My Broken Mariko est la première œuvre de l’auteur, mais l’enthousiasme et le succès qu’elle a suscité au Japon lui a permis de bénéficier d’un magnifique grand format “de luxe” dans son édition française avec notamment des effets très élégants dans la finition de la couverture (embossage du titre, texture gaufrée). Une fois de plus, Ki-oon se permet de faire confiance à un auteur méconnu en France en lui offrant un travail d’édition prestigieux et une page couleur en début de tome.

 

Page de l’œuvre sur le site de l’éditeur

 

Big

Un récit entier construit sur un schéma représentant le deuil.

Une symbolique forte.

Des dessins très expressifs.

Une édition de qualité.

J’ai trouvé que le récit aurait pu bénéficier d’un développement un peu plus long.

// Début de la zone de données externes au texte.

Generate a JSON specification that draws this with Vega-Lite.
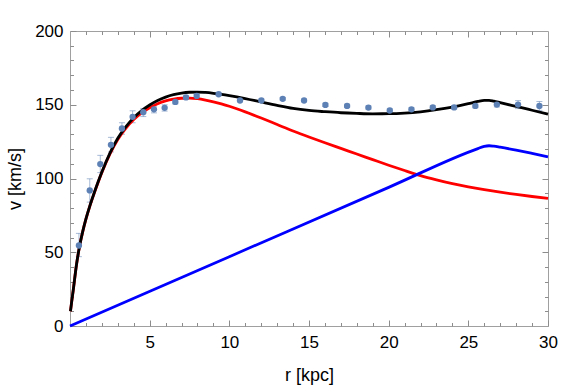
{
  "$schema": "https://vega.github.io/schema/vega-lite/v6.json",
  "width": 478,
  "height": 295,
  "autosize": {"type": "none"},
  "padding": {"left": 70, "top": 31, "right": 33, "bottom": 61},
  "background": "white",
  "config": {
    "view": {"stroke": "#a0a0a0", "strokeWidth": 1},
    "axis": {
      "domain": false,
      "grid": false,
      "tickColor": "#8c8c8c",
      "tickWidth": 1,
      "labelFont": "Liberation Sans",
      "titleFont": "Liberation Sans",
      "labelFontSize": 17,
      "titleFontSize": 18,
      "labelColor": "#000000",
      "titleColor": "#000000",
      "titleFontWeight": "normal"
    }
  },
  "datasets": {
    "pts": [
      {"r": 0.56, "v": 54.6, "lo": 47.0, "hi": 62.8},
      {"r": 1.24, "v": 91.9, "lo": 84.0, "hi": 99.8},
      {"r": 1.9, "v": 109.8, "lo": 104.0, "hi": 115.7},
      {"r": 2.57, "v": 122.8, "lo": 118.0, "hi": 127.9},
      {"r": 3.26, "v": 133.9, "lo": 130.0, "hi": 137.8},
      {"r": 3.93, "v": 141.8, "lo": 137.8, "hi": 145.9},
      {"r": 4.6, "v": 145.0, "lo": 142.0, "hi": 147.5},
      {"r": 5.27, "v": 146.9, "lo": 144.5, "hi": 149.0},
      {"r": 5.94, "v": 147.9, "lo": 145.7, "hi": 150.0},
      {"r": 6.61, "v": 151.9, "lo": 150.5, "hi": 153.3},
      {"r": 7.28, "v": 155.0, "lo": 154.0, "hi": 156.0},
      {"r": 7.95, "v": 156.0, "lo": 155.0, "hi": 157.0},
      {"r": 9.33, "v": 157.1, "lo": 156.2, "hi": 158.0},
      {"r": 10.67, "v": 152.9, "lo": 152.0, "hi": 153.8},
      {"r": 12.01, "v": 152.9, "lo": 152.0, "hi": 153.8},
      {"r": 13.35, "v": 154.0, "lo": 153.1, "hi": 154.9},
      {"r": 14.69, "v": 152.9, "lo": 152.0, "hi": 153.8},
      {"r": 16.03, "v": 149.9, "lo": 148.8, "hi": 151.0},
      {"r": 17.39, "v": 149.2, "lo": 148.1, "hi": 150.3},
      {"r": 18.73, "v": 148.1, "lo": 147.0, "hi": 149.2},
      {"r": 20.07, "v": 146.1, "lo": 145.0, "hi": 147.2},
      {"r": 21.43, "v": 146.9, "lo": 145.8, "hi": 148.0},
      {"r": 22.77, "v": 148.2, "lo": 147.1, "hi": 149.3},
      {"r": 24.11, "v": 148.2, "lo": 147.1, "hi": 149.3},
      {"r": 25.44, "v": 149.2, "lo": 147.9, "hi": 150.5},
      {"r": 26.79, "v": 150.1, "lo": 148.5, "hi": 151.7},
      {"r": 28.12, "v": 150.1, "lo": 147.4, "hi": 152.8},
      {"r": 29.46, "v": 149.2, "lo": 146.2, "hi": 152.2}
    ],
    "red": [
      {"r": 0.03, "v": 10}, {"r": 0.1, "v": 16}, {"r": 0.2, "v": 24}, {"r": 0.4, "v": 41},
      {"r": 0.6, "v": 54}, {"r": 0.8, "v": 64}, {"r": 1.0, "v": 72.4}, {"r": 1.25, "v": 81.4},
      {"r": 1.5, "v": 89.4}, {"r": 1.75, "v": 96.9}, {"r": 2.0, "v": 104}, {"r": 2.5, "v": 116.5},
      {"r": 3.0, "v": 126.5}, {"r": 3.5, "v": 134}, {"r": 4.0, "v": 140}, {"r": 4.5, "v": 144.5},
      {"r": 5.0, "v": 148}, {"r": 5.5, "v": 150.7}, {"r": 6.0, "v": 152.6}, {"r": 6.5, "v": 153.8},
      {"r": 7.0, "v": 154.4}, {"r": 7.5, "v": 154.5}, {"r": 8.0, "v": 154.1}, {"r": 8.5, "v": 153.2},
      {"r": 9.0, "v": 152}, {"r": 9.5, "v": 150.6}, {"r": 10, "v": 149}, {"r": 11, "v": 145.2},
      {"r": 12, "v": 141}, {"r": 13, "v": 136.6}, {"r": 14, "v": 132.2}, {"r": 15, "v": 128.1},
      {"r": 16, "v": 124.2}, {"r": 17, "v": 120.4}, {"r": 18, "v": 116.6}, {"r": 19, "v": 112.8},
      {"r": 20, "v": 109}, {"r": 21, "v": 105.4}, {"r": 22, "v": 102}, {"r": 23, "v": 99.1},
      {"r": 24, "v": 96.5}, {"r": 25, "v": 94.3}, {"r": 26, "v": 92.4}, {"r": 27, "v": 90.7},
      {"r": 28, "v": 89.2}, {"r": 29, "v": 87.8}, {"r": 30, "v": 86.5}
    ],
    "blue": [
      {"r": 0, "v": 0}, {"r": 10, "v": 47}, {"r": 20, "v": 94}, {"r": 25.6, "v": 120.3},
      {"r": 26.0, "v": 121.8}, {"r": 26.3, "v": 122.2}, {"r": 26.6, "v": 121.9}, {"r": 27, "v": 121.2},
      {"r": 28, "v": 119.2}, {"r": 29, "v": 117}, {"r": 30, "v": 114.7}
    ],
    "black": [
      {"r": 0.03, "v": 10}, {"r": 0.1, "v": 16}, {"r": 0.2, "v": 24}, {"r": 0.4, "v": 41.04},
      {"r": 0.6, "v": 54.07}, {"r": 0.8, "v": 64.11}, {"r": 1.0, "v": 72.55}, {"r": 1.25, "v": 81.61},
      {"r": 1.5, "v": 89.68}, {"r": 1.75, "v": 97.25}, {"r": 2.0, "v": 104.42}, {"r": 2.5, "v": 117.09},
      {"r": 3.0, "v": 127.28}, {"r": 3.5, "v": 135.0}, {"r": 4.0, "v": 141.26}, {"r": 4.5, "v": 146.04},
      {"r": 5.0, "v": 149.85}, {"r": 5.5, "v": 152.9}, {"r": 6.0, "v": 155.18}, {"r": 6.5, "v": 156.8},
      {"r": 7.0, "v": 157.87}, {"r": 7.5, "v": 158.47}, {"r": 8.0, "v": 158.62}, {"r": 8.5, "v": 158.32},
      {"r": 9.0, "v": 157.78}, {"r": 9.5, "v": 157.08}, {"r": 10, "v": 156.24}, {"r": 11, "v": 154.22},
      {"r": 12, "v": 151.86}, {"r": 13, "v": 149.55}, {"r": 14, "v": 147.49}, {"r": 15, "v": 146.13},
      {"r": 16, "v": 145.28}, {"r": 17, "v": 144.58}, {"r": 18, "v": 144.14}, {"r": 19, "v": 143.87},
      {"r": 20, "v": 143.93}, {"r": 21, "v": 144.33}, {"r": 22, "v": 145.24}, {"r": 23, "v": 146.65},
      {"r": 24, "v": 148.45}, {"r": 25, "v": 150.72}, {"r": 25.6, "v": 152.24}, {"r": 26.0, "v": 152.94},
      {"r": 26.3, "v": 152.96}, {"r": 26.6, "v": 152.42}, {"r": 27, "v": 151.44}, {"r": 28, "v": 148.88},
      {"r": 29, "v": 146.28}, {"r": 30, "v": 143.66}
    ]
  },
  "resolve": {"axis": {"x": "independent", "y": "independent"}},
  "layer": [
    {
      "data": {"name": "pts"},
      "mark": {"type": "rule", "color": "#5E81B5", "opacity": 0.55, "strokeWidth": 1},
      "encoding": {
        "x": {"field": "r", "type": "quantitative",
              "scale": {"domain": [0, 30], "nice": false, "zero": false},
              "axis": {"orient": "bottom", "values": [5, 10, 15, 20, 25, 30], "tickSize": -6, "labelPadding": 14, "title": "r [kpc]", "titlePadding": 16, "labelFlush": false, "labelOverlap": false}},
        "y": {"field": "lo", "type": "quantitative",
              "scale": {"domain": [0, 200], "nice": false, "zero": false},
              "axis": {"orient": "left", "values": [0, 50, 100, 150, 200], "tickSize": -6, "labelPadding": 13, "title": "v [km/s]", "titlePadding": 10, "labelFlush": false, "labelOverlap": false}},
        "y2": {"field": "hi"}
      }
    },
    {
      "data": {"name": "pts"},
      "mark": {"type": "tick", "orient": "horizontal", "color": "#5E81B5", "opacity": 0.55, "size": 6, "thickness": 1},
      "encoding": {
        "x": {"field": "r", "type": "quantitative",
              "axis": {"orient": "bottom", "values": [1,2,3,4,6,7,8,9,11,12,13,14,16,17,18,19,21,22,23,24,26,27,28,29], "tickSize": -3.5, "labels": false, "title": null}},
        "y": {"field": "lo", "type": "quantitative",
              "axis": {"orient": "left", "values": [10,20,30,40,60,70,80,90,110,120,130,140,160,170,180,190], "tickSize": -3.5, "labels": false, "title": null}}
      }
    },
    {
      "data": {"name": "pts"},
      "mark": {"type": "tick", "orient": "horizontal", "color": "#5E81B5", "opacity": 0.55, "size": 6, "thickness": 1},
      "encoding": {
        "x": {"field": "r", "type": "quantitative",
              "axis": {"orient": "top", "values": [5, 10, 15, 20, 25], "tickSize": -6, "labels": false, "title": null}},
        "y": {"field": "hi", "type": "quantitative",
              "axis": {"orient": "right", "values": [50, 100, 150], "tickSize": -6, "labels": false, "title": null}}
      }
    },
    {
      "data": {"name": "red"},
      "mark": {"type": "line", "color": "#FF0000", "strokeWidth": 2.8, "interpolate": "monotone"},
      "encoding": {
        "x": {"field": "r", "type": "quantitative",
              "axis": {"orient": "top", "values": [1,2,3,4,6,7,8,9,11,12,13,14,16,17,18,19,21,22,23,24,26,27,28,29], "tickSize": -3.5, "labels": false, "title": null}},
        "y": {"field": "v", "type": "quantitative",
              "axis": {"orient": "right", "values": [10,20,30,40,60,70,80,90,110,120,130,140,160,170,180,190], "tickSize": -3.5, "labels": false, "title": null}}
      }
    },
    {
      "data": {"name": "blue"},
      "mark": {"type": "line", "color": "#0000FF", "strokeWidth": 2.8, "interpolate": "monotone"},
      "encoding": {
        "x": {"field": "r", "type": "quantitative", "axis": null},
        "y": {"field": "v", "type": "quantitative", "axis": null}
      }
    },
    {
      "data": {"name": "black"},
      "mark": {"type": "line", "color": "#000000", "strokeWidth": 2.8, "interpolate": "monotone"},
      "encoding": {
        "x": {"field": "r", "type": "quantitative", "axis": null},
        "y": {"field": "v", "type": "quantitative", "axis": null}
      }
    },
    {
      "data": {"name": "pts"},
      "mark": {"type": "circle", "color": "#5E81B5", "opacity": 1, "size": 40},
      "encoding": {
        "x": {"field": "r", "type": "quantitative", "axis": null},
        "y": {"field": "v", "type": "quantitative", "axis": null}
      }
    }
  ]
}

Il se conclut en 150 pages et enchaîne sur une nouvelle de l’auteur qui ne m’a pas beaucoup intéressé après avoir lu l’histoire principale. D’autant plus que je n’étais pas au courant de la présence de cet appendice. J’ai donc été pris de court lorsque l’histoire de Tomoyo et de Mariko se termine à la page 150 d’un livre de 200 pages.

J’ai d’abord été attiré par la puissance de la couverture de My Broken Mariko. Bien que le style visuel à l’intérieur du livre soit beaucoup plus spontané que je ne le pensais, j’ai été transporté par les émotions de Tomoyo et le voyage de son deuil.

En 150 pages, l’auteur parvient à proposer une leçon intelligente et complète sur les différentes étapes du deuil et sur l’espoir. Je suis très impressionné et je me réjouis de découvrir ses prochaines productions.